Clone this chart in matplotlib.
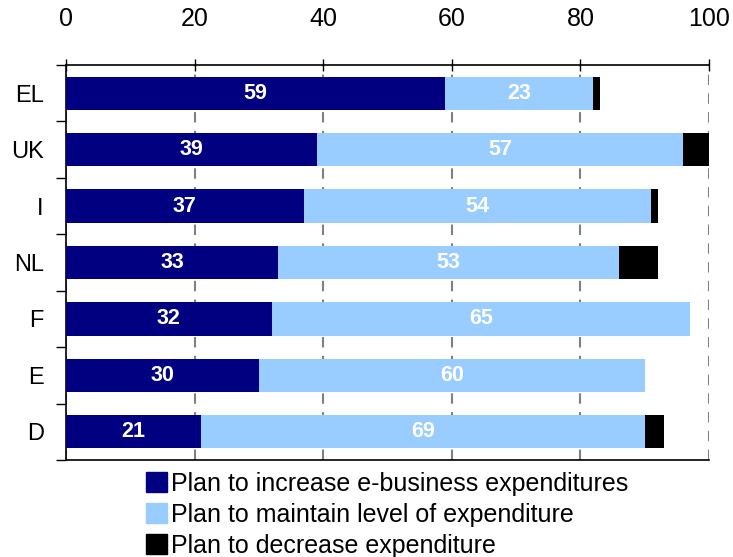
import matplotlib
matplotlib.use("Agg")
import matplotlib.pyplot as plt
import numpy as np

plt.rcParams['font.family'] = ['Liberation Sans', 'DejaVu Sans']

countries = ["EL", "UK", "I", "NL", "F", "E", "D"]
increase = [59, 39, 37, 33, 32, 30, 21]
maintain = [23, 57, 54, 53, 65, 60, 69]
decrease = [1, 4, 1, 6, 0, 0, 3]
series_names = ["Plan to increase e-business expenditures",
                "Plan to maintain level of expenditure",
                "Plan to decrease expenditure"]
colors = ["#000080", "#99CCFF", "#000000"]
xticks = [0, 20, 40, 60, 80, 100]

fig = plt.figure(figsize=(7.33, 5.57), dpi=100)
ax = fig.add_axes([66 / 733, 1 - 460 / 557, (709 - 66) / 733, (460 - 65) / 557])

y = np.arange(len(countries))
h = 0.59
inc = np.array(increase, dtype=float)
mnt = np.array(maintain, dtype=float)
dec = np.array(decrease, dtype=float)

ax.barh(y, inc, height=h, color=colors[0], label=series_names[0], zorder=3)
ax.barh(y, mnt, left=inc, height=h, color=colors[1], label=series_names[1], zorder=3)
ax.barh(y, dec, left=inc + mnt, height=h, color=colors[2], label=series_names[2], zorder=3)

for vals, lefts in ((inc, np.zeros_like(inc)), (mnt, inc)):
    for yi, v, l in zip(y, vals, lefts):
        ax.text(l + v / 2, yi, f"{int(v)}", ha="center", va="center",
                color="white", fontsize=15.5, fontweight="bold", zorder=4)

ax.set_xlim(0, 100)
ax.set_ylim(len(countries) - 0.5, -0.5)
ax.xaxis.tick_top()
ax.set_xticks(xticks)
ax.set_xticklabels([str(t) for t in xticks], fontsize=18)
ax.tick_params(axis="x", direction="inout", length=9, width=1, pad=20, top=True, bottom=False)

ax.set_yticks(y)
ax.set_yticklabels(countries, fontsize=17)
ax.set_yticks(np.arange(len(countries) + 1) - 0.5, minor=True)
ax.tick_params(axis="y", which="major", length=0, pad=16)
ax.tick_params(axis="y", which="minor", direction="out", length=7, width=1)

ax.grid(axis="x", color="#808080", linestyle=(0, (5, 4)), linewidth=1.5, zorder=1)
ax.spines["right"].set_visible(False)
for s in ("top", "left", "bottom"):
    ax.spines[s].set_linewidth(1.2)
    ax.spines[s].set_color("black")

handles = [plt.Rectangle((0, 0), 1, 1, color=c) for c in colors]
fig.legend(handles, series_names, loc="upper left", bbox_to_anchor=(146 / 733, 1 - 472 / 557),
           frameon=False, fontsize=18, handlelength=0.85, handleheight=0.85,
           handletextpad=0.15, labelspacing=0.27, borderpad=0, borderaxespad=0)

fig.savefig("out.png", dpi=100)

+++

Repeat the lines exactly as they stand, from the opening line of the data through the line with "ax.barh(y, dec, left=inc". Pictures stay out of the copy.

• _Result of this task_:
Clone this chart in matplotlib.
import matplotlib
matplotlib.use("Agg")
import matplotlib.pyplot as plt
import numpy as np

plt.rcParams['font.family'] = ['Liberation Sans', 'DejaVu Sans']

countries = ["EL", "UK", "I", "NL", "F", "E", "D"]
increase = [59, 39, 37, 33, 32, 30, 21]
maintain = [23, 57, 54, 53, 65, 60, 69]
decrease = [1, 4, 1, 6, 0, 0, 3]
series_names = ["Plan to increase e-business expenditures",
                "Plan to maintain level of expenditure",
                "Plan to decrease expenditure"]
colors = ["#000080", "#99CCFF", "#000000"]
xticks = [0, 20, 40, 60, 80, 100]

fig = plt.figure(figsize=(7.33, 5.57), dpi=100)
ax = fig.add_axes([66 / 733, 1 - 460 / 557, (709 - 66) / 733, (460 - 65) / 557])

y = np.arange(len(countries))
h = 0.59
inc = np.array(increase, dtype=float)
mnt = np.array(maintain, dtype=float)
dec = np.array(decrease, dtype=float)

ax.barh(y, inc, height=h, color=colors[0], label=series_names[0], zorder=3)
ax.barh(y, mnt, left=inc, height=h, color=colors[1], label=series_names[1], zorder=3)
ax.barh(y, dec, left=inc + mnt, height=h, color=colors[2], label=series_names[2], zorder=3)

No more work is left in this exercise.